The time for us to part is quickly approaching. I am sorry to leave you, sanctuary house. I am sorry I cannot stop your next owner from ruining you with neutral colors and floors that are easy to clean. I am sorry they probably will not love your army of chipmunks, thieving rabbits, overly-friendly opossums or artistic spiders in the way I have. This year at the Thanksgiving table, I will say, I am thankful for my little house and the rest it has given me.

This will be my last meal in Sanctuary House before moving out on Saturday. As you can see from the recipe below, I stretched one pound of meat with handfuls of other things to feed four people, twice. It’s full of all the ingredients I’m trying to use up from my pantry and freezer. I’ll cook it in one 10.25” pan because Sanctuary House has a tiny oven and no dishwasher. Then I’ll move on to another place I will not stay and another, and another (that’s a fancy way of saying I’m a bit homeless in December). On January 1, I move into a place that is like a cabin dollhouse. I’ve decided to call it Little House in the Big Yard after Laura Ingalls Wilder’s book and nomadic life.
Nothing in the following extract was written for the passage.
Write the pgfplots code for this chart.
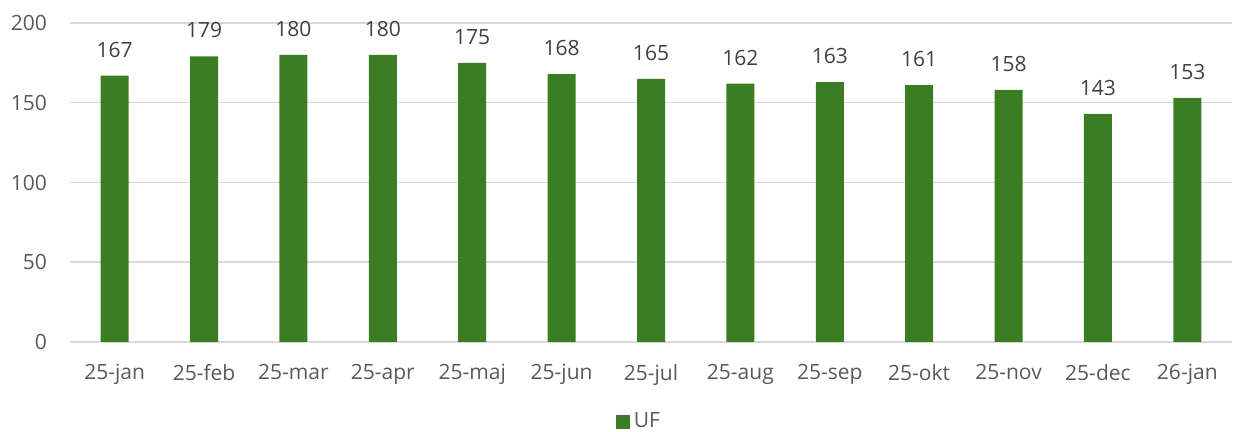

Special thanks to my Mom, who did the prop styling for these photos because all my props are already packed away!

Meatballs and Grains

-serves 4, twice

Here are the things you absolutely need:
1 pound meat (I used lamb. Use whatever as long as it’s not too lean)
1 pound frozen spinach (you can use whatever greens you have cooked and chopped, as long as you squeeze the liquid out of them)
1/2 cup medium grind cornmeal
2T buttermilk or yogurt
1 t kosher salt
1 large egg
whole grains such as farro, barley or quinoa
chicken stock

Here are the flavorings I used, but you can sub in what you have/like:
1/2 cup crumbled sheep’s milk feta
zest of one lemon
1/3 cup roughly chopped walnuts
several large pinches finely chopped rosemary

**Half these meatballs will totally fit in a 10.25” skillet, but you won’t get much farro in there with them. If you have a regular sized oven, go ahead and make half the meatballs in a 12” pan.

1. Mix everything but the meat together until it is well incorporated. Form 1.5” balls (that’s about 36g each). You’ll get between 25 and 30 meatballs, depending on your flavorings.
2. Preheat oven to 350.
3. Set aside half the meatballs, some grains and some stock for a super easy meal later. Get a skillet** nice a hot over medium high and add 2T neutral oil. Brown the remaining meatballs on the top and bottom, pressing them down so they’re a little flat.
4. Pour chicken stock in the pan until the meatballs are liiiike 80% submerged. Bring it to a simmer.
5. Cover as tightly as possible and bake. You’re going to bake them for 30 minutes total and add the grains in at a point that you will determine by their cooking needs. So for example, I used soaked farro, which should cook in 10-15 minutes- I added it to the meatballs pan 15 minutes through cooking. I don’t worry too much about measuring out the grains. If you put too many in there, you can always add some extra stock later. Just eyeball a 1:2 grains:liquid ratio.
6. Cover the pan back up and finish baking. Serve with dollops of yogurt.